Objective>
Will you output the lines between the ones holding "Write a Python" and "plt.rcParams['font.family'] = ['Open", inclusive, exactly as they stand, and only those lines, with the pictures left out?

☆ ☆ ☆ ☆ ☆ ☆ ☆

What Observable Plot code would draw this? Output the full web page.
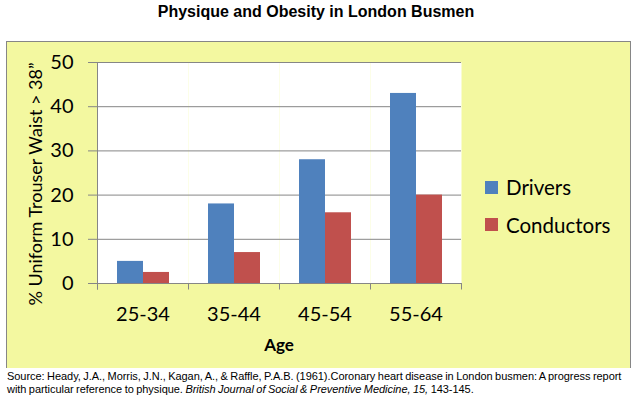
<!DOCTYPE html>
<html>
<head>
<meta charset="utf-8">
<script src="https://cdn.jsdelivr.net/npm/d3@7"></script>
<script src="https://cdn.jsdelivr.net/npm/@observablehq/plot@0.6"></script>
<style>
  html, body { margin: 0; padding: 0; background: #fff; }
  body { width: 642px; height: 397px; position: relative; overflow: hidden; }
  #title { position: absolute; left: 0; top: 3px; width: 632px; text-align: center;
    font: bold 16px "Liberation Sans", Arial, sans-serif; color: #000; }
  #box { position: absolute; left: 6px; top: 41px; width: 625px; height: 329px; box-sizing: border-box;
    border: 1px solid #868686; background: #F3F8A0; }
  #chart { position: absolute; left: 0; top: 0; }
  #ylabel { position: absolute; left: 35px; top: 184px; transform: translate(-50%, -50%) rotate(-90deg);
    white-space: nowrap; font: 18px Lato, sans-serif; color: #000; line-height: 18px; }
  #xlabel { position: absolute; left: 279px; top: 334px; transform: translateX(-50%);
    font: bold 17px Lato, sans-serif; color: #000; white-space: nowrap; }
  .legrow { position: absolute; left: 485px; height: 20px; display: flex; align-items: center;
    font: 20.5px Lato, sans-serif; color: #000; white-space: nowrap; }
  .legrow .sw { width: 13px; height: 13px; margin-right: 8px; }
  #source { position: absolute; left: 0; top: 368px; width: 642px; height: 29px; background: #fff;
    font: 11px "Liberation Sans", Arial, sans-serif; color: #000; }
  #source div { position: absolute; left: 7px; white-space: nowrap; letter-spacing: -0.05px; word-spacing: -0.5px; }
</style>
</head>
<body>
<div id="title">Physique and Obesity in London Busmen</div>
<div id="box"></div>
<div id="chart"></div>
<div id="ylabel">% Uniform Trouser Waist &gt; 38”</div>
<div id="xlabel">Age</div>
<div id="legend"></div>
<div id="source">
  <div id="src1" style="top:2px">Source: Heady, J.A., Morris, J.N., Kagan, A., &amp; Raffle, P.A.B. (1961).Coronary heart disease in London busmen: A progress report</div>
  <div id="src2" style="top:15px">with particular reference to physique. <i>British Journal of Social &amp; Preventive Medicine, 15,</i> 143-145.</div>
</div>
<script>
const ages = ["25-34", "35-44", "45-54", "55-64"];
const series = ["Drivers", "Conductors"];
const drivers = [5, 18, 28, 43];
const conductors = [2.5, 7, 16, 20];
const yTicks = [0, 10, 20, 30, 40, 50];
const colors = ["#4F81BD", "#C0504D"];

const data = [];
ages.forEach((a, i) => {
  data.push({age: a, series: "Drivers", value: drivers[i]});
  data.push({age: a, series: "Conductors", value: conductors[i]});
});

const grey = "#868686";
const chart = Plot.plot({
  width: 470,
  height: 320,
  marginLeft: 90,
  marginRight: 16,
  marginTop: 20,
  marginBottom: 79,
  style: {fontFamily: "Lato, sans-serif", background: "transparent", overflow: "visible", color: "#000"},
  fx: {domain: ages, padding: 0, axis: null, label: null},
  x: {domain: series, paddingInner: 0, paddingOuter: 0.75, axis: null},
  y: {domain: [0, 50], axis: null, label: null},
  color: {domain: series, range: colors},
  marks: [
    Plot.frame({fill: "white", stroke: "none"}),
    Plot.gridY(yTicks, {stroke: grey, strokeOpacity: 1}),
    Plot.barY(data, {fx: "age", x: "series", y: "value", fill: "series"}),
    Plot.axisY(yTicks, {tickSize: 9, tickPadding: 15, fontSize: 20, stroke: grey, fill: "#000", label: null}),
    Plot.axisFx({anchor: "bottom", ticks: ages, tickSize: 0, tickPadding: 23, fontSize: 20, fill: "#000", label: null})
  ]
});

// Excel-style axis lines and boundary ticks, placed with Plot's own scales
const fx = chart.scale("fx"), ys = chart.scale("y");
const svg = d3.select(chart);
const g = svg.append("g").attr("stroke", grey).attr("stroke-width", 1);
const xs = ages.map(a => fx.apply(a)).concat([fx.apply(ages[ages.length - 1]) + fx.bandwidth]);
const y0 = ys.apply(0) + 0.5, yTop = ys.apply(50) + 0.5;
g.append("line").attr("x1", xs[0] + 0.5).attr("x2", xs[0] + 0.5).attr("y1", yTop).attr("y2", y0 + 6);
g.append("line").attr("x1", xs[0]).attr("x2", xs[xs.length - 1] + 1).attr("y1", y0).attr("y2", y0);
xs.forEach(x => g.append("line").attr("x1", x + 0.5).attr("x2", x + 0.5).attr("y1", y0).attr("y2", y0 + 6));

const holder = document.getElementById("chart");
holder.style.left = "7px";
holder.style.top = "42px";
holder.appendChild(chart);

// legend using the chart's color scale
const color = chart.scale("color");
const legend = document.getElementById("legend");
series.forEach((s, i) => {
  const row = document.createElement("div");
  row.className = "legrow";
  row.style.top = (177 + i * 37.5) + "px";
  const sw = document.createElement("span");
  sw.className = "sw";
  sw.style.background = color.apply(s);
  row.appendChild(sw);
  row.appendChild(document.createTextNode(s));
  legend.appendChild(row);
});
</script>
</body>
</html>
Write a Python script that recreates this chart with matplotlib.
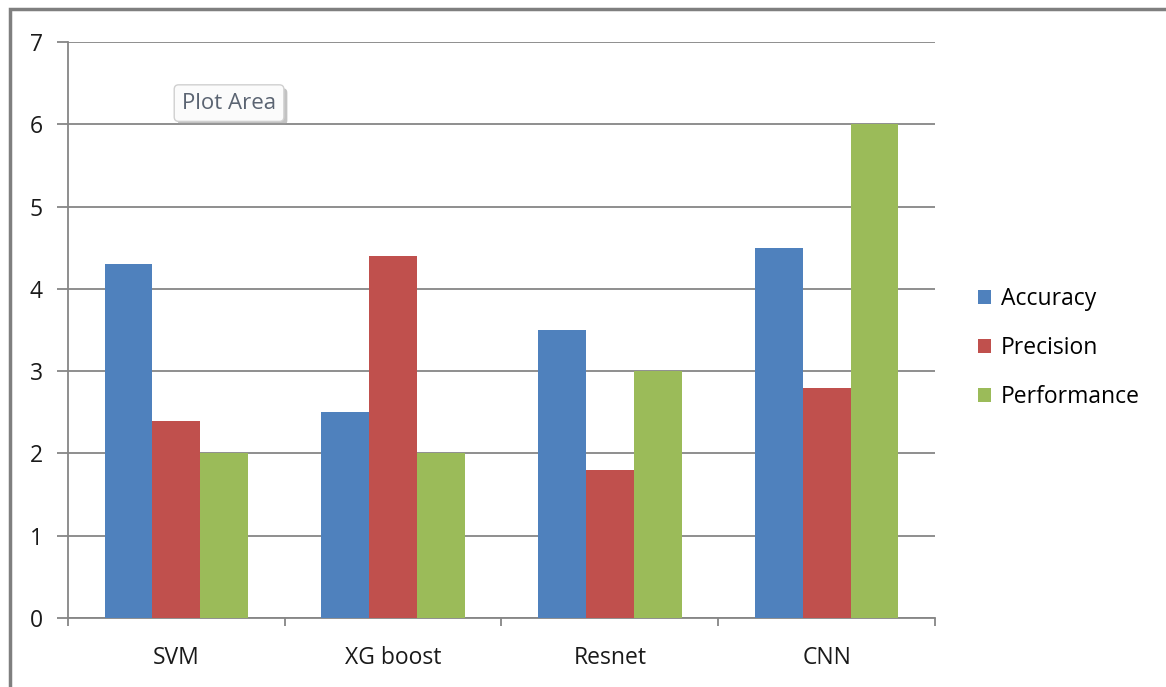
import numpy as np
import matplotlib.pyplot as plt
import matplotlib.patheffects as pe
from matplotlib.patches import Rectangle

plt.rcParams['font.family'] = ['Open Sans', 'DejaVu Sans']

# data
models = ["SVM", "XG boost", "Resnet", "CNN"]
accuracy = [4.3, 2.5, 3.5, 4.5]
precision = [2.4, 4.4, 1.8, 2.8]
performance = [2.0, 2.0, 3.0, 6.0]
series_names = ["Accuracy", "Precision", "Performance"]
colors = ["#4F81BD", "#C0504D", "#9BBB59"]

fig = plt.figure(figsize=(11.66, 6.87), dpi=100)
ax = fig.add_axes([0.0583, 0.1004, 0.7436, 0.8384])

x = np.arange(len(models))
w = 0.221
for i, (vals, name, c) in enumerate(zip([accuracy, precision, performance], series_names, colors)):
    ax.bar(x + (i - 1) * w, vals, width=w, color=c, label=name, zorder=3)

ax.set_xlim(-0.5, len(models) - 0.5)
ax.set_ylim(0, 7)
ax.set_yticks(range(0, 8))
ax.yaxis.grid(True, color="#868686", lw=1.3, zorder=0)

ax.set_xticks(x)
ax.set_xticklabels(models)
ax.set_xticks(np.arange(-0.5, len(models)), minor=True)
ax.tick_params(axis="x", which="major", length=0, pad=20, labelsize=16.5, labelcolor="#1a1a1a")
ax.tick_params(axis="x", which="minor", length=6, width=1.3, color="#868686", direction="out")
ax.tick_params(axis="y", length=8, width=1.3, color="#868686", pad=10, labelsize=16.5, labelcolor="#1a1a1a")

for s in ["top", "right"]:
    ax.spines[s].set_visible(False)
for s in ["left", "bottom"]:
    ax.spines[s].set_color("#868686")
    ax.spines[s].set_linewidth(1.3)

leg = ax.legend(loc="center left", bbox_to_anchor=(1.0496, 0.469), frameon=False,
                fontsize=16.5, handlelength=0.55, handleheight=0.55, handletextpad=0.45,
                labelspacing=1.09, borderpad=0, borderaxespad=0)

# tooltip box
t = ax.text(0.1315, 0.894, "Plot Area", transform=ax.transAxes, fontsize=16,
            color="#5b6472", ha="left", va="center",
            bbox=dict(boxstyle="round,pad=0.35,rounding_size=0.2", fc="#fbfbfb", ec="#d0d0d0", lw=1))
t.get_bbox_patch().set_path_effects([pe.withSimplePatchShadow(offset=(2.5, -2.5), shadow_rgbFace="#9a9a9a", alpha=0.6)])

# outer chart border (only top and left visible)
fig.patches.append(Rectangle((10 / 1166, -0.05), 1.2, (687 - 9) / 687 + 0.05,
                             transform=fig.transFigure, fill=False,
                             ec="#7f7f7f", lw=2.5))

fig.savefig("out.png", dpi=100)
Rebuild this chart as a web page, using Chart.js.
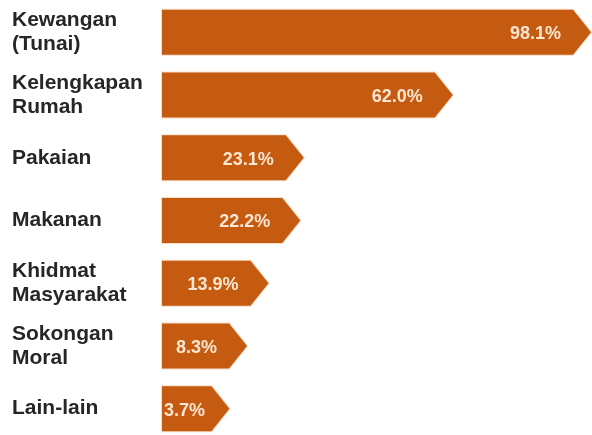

☆ ☆ ☆ ☆ ☆ ☆ ☆

Complete response>
Write a Python script that recreates this chart with matplotlib.
import numpy as np
import matplotlib.pyplot as plt
import matplotlib.patheffects as pe
from matplotlib.patches import Rectangle

plt.rcParams['font.family'] = ['Open Sans', 'DejaVu Sans']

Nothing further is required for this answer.